Ziel unseres Einkaufes waren abgepackte, marinierte Grillsteaks aus Supermärkten, Discountern, Verbrauchermärkten und Bio-Läden. Da vor allem Schweinenackensteaks angeboten werden, fiel die Wahl auf 13 dieser Produkte. Bio-Grillsteaks waren nur ohne Marinade erhältlich.

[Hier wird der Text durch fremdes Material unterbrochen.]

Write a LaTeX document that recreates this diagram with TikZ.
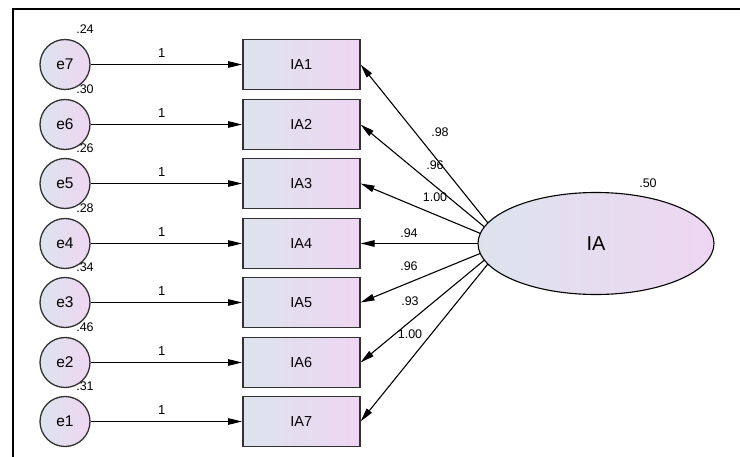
\documentclass[tikz,border=0pt]{standalone}
\usepackage{fontspec}
\setmainfont{Liberation Sans}
\usetikzlibrary{arrows.meta,shapes.geometric,backgrounds,calc}

\definecolor{fillL}{RGB}{221,227,237}
\definecolor{fillR}{RGB}{238,214,242}
\definecolor{edgegray}{RGB}{50,50,50}

\tikzset{
  obs/.style={draw=edgegray, line width=1.5pt, minimum width=117pt, minimum height=50pt,
    inner sep=0pt, left color=fillL, right color=fillR, font=\fontsize{14.5}{14.5}\selectfont},
  err/.style={circle, draw=edgegray, line width=1.3pt, minimum size=50pt, inner sep=0pt,
    left color=fillL, right color=fillR, font=\fontsize{15.5}{15.5}\selectfont},
  lat/.style={ellipse, draw=black, line width=1.1pt, minimum width=236pt, minimum height=102pt,
    inner sep=0pt, left color=fillL, right color=fillR, font=\fontsize{20}{20}\selectfont},
  ptharrow/.style={line width=1.1pt, -{Triangle[length=14pt,width=6.5pt]}},
  num/.style={font=\fontsize{12.5}{12.5}\selectfont, inner sep=0pt},
  one/.style={font=\fontsize{13}{13}\selectfont, inner sep=0pt},
}

\begin{document}
\begin{tikzpicture}[x=1pt,y=-1pt]
\useasboundingbox (0,0) rectangle (740,457);

% outer frame (top and left edges)
\draw[line width=2.6pt] (13,465) -- (13,9) -- (750,9);

% error terms and indicators, one row each
\foreach \i/\e/\v/\ry in {1/7/.24/64.5, 2/6/.30/124.5, 3/5/.26/183.5, 4/4/.28/243.5,
    5/3/.34/302.5, 6/2/.46/362.5, 7/1/.31/421.5} {
  \node[err] (e\e) at (65, \ry) {e\e};
  \node[obs] (IA\i) at (301.3, \ry) {IA\i};
  \draw[ptharrow] (e\e) -- node[one, above=6.5pt, pos=0.47] (w\i) {1} (IA\i);
  \node[num] (v\e) at ($(e\e)+(20,-35.5)$) {\v};
}

% latent factor
\node[lat] (IA) at (596,243.5) {IA};
\node[num] (vIA) at (648,183) {.50};
\coordinate (fc) at ($(IA.west)+(27,0)$);

% factor loadings
\begin{pgfonlayer}{background}
  \foreach \i in {1,...,7} {
    \draw[ptharrow] (fc) -- (IA\i.east);
  }
\end{pgfonlayer}
\foreach \i/\lbl/\lx/\ly in {1/.98/440/132, 2/.96/435/165, 3/1.00/435/197, 4/.94/409/233,
    5/.96/409/266, 6/.93/410/301, 7/1.00/410/334} {
  \node[num] (l\i) at (\lx,\ly) {\lbl};
}
\end{tikzpicture}
\end{document}
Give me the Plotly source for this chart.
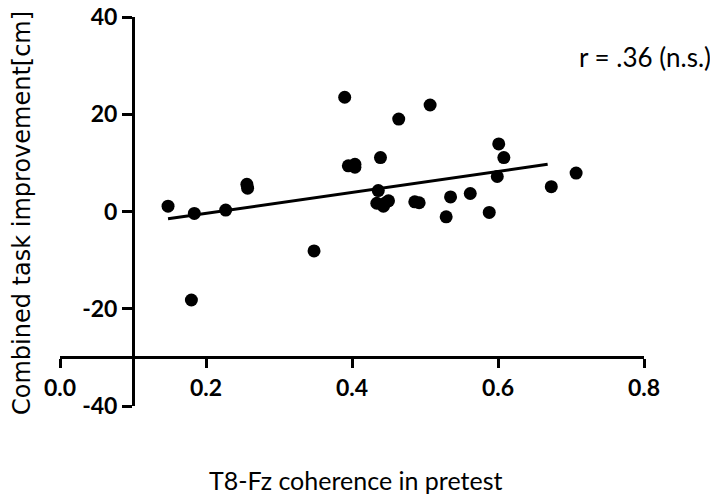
import plotly.graph_objects as go

# Data
coherence = [0.148, 0.184, 0.180, 0.227, 0.256, 0.257, 0.348, 0.390, 0.395, 0.404,
             0.404, 0.439, 0.436, 0.434, 0.445, 0.450, 0.443, 0.464, 0.486, 0.492,
             0.507, 0.529, 0.535, 0.562, 0.588, 0.599, 0.601, 0.608, 0.673, 0.707]
improvement = [1.1, -0.4, -18.2, 0.3, 5.6, 4.8, -8.1, 23.5, 9.4, 9.7,
               9.1, 11.1, 4.3, 1.7, 1.7, 2.2, 1.1, 19.0, 2.0, 1.8,
               21.9, -1.1, 3.0, 3.7, -0.2, 7.2, 13.9, 11.1, 5.1, 7.9]
fit_x = [0.148, 0.668]
fit_y = [-1.5, 9.7]

x_ticks = [0.0, 0.2, 0.4, 0.6, 0.8]
x_ticklabels = ["0.0", "0.2", "0.4", "0.6", "0.8"]
y_ticks = [-40, -20, 0, 20, 40]
y_ticklabels = ["-40", "-20", "0", "20", "40"]

x_title = "T8-Fz coherence in pretest"
y_title = "Combined task improvement[cm]"
stat_label = "r = .36 (n.s.)"

FONT = "Lato, 'Open Sans', sans-serif"
WIDE = "'DejaVu Sans', sans-serif"

fig = go.Figure()
fig.add_trace(go.Scatter(x=fit_x, y=fit_y, mode="lines",
                         line=dict(color="black", width=3), hoverinfo="skip"))
fig.add_trace(go.Scatter(x=coherence, y=improvement, mode="markers",
                         marker=dict(color="black", size=13, line=dict(width=0))))

tickfont = dict(family=FONT, size=23, color="black", weight="bold")

fig.update_layout(
    width=718, height=501,
    margin=dict(l=52, r=82, t=9, b=103),
    paper_bgcolor="white", plot_bgcolor="white",
    showlegend=False,
    font=dict(family=FONT, color="black"),
    xaxis=dict(range=[0, 0.8], tickvals=x_ticks, ticktext=x_ticklabels,
               showgrid=False, zeroline=False, showline=True, linecolor="black",
               linewidth=3, ticks="outside", ticklen=9, tickwidth=3, tickcolor="black",
               anchor="free", position=0.125, automargin=False,
               ticklabeloverflow="allow", tickfont=tickfont),
    yaxis=dict(range=[-40, 40], tickvals=y_ticks, ticktext=y_ticklabels,
               showgrid=False, zeroline=False, showline=True, linecolor="black",
               linewidth=3, ticks="outside", ticklen=10, tickwidth=3, tickcolor="black",
               anchor="free", position=0.125, automargin=False,
               ticklabeloverflow="allow", tickfont=tickfont),
    annotations=[
        dict(text=y_title, xref="paper", yref="paper", x=-0.0642, y=0.495,
             xanchor="center", yanchor="middle", textangle=-90, showarrow=False,
             font=dict(family=WIDE, size=24, color="black")),
        dict(text=x_title, xref="paper", yref="paper", x=0.506, y=-0.19,
             xanchor="center", yanchor="middle", showarrow=False,
             font=dict(family=FONT, size=25, color="black")),
        dict(text=stat_label, xref="paper", yref="paper", x=0.885, y=0.897,
             xanchor="left", yanchor="middle", showarrow=False,
             font=dict(family=FONT, size=26, color="black")),
    ],
)

fig.write_html("out.html")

Eingekauft wurden jeweils drei Chargen - mit dem Ziel, einen umfassenderen Eindruck von der hygienischen Qualität der Produkte zu erhalten.

Die Tierhaltung

Wir wollten genau wissen, wie es um die Haltungsbedingungen der Schweine stand, deren Fleisch wir gekauft hatten. Die Schlacht- und Verarbeitungsbetriebe erhielten daher einen umfangreichen Fragebogen, unter anderem zu Rasse und Haltungsform, Amputationen im Ferkelalter, Gabe von Antibiotika sowie zum Einsatz von gentechnisch veränderten Futterbestandteilen. Wir baten zudem um Belege, um die Angaben nachvollziehen zu können. Die Fragen bezogen sich dabei auf die erste Produktcharge.

Die Inhaltsstoffe

Hier drehte sich alles um die Frische der Produkte gegen Ende des Mindesthaltbarkeitsdatums (MHD). Die Steaks wurden dabei zuvor selbstverständlich unter optimalen Kühlbedingungen eingekauft und gelagert. Geschulte Sensorikexperten prüften dann die Frische, wobei der Geruch nach dem Öffnen der Packungen sowie das Aussehen des Fleisches im Vordergrund standen. Untersuchungen auf Verderbnis- und krankmachende Keime wie Salmonellen, Listerien oder Campylobacter ergänzten das Prüfprogramm. Sämtliche Chargen wurden zudem auf antibiotikaresistente Keime geprüft. Die Charge, zu der wir die Hersteller befragt hatten, ließen wir zudem auf Rückstände von Antibiotika testen. Wir erhofften uns davon mögliche Zusammenhänge zwischen den Angaben zu Medikamenten und eventuellen Labornachweisen.

Die Bewertung

Fleisch, das qualitativ "sehr gut" ist, kann es auch im Gesamturteil nur dann sein, wenn die Haltungsbedingungen tiergerecht sind und die Hersteller transparent und verantwortungsbewusst mit der Thematik umgehen. Weil beide Voraussetzungen aber nur selten vorkamen, schneiden die meisten konventionellen Produkte mit "ungenügend" ab. Grillfleisch, das am Ende des MHD verdorben ist, ist nicht mehr als verkehrsfähig zu beurteilen.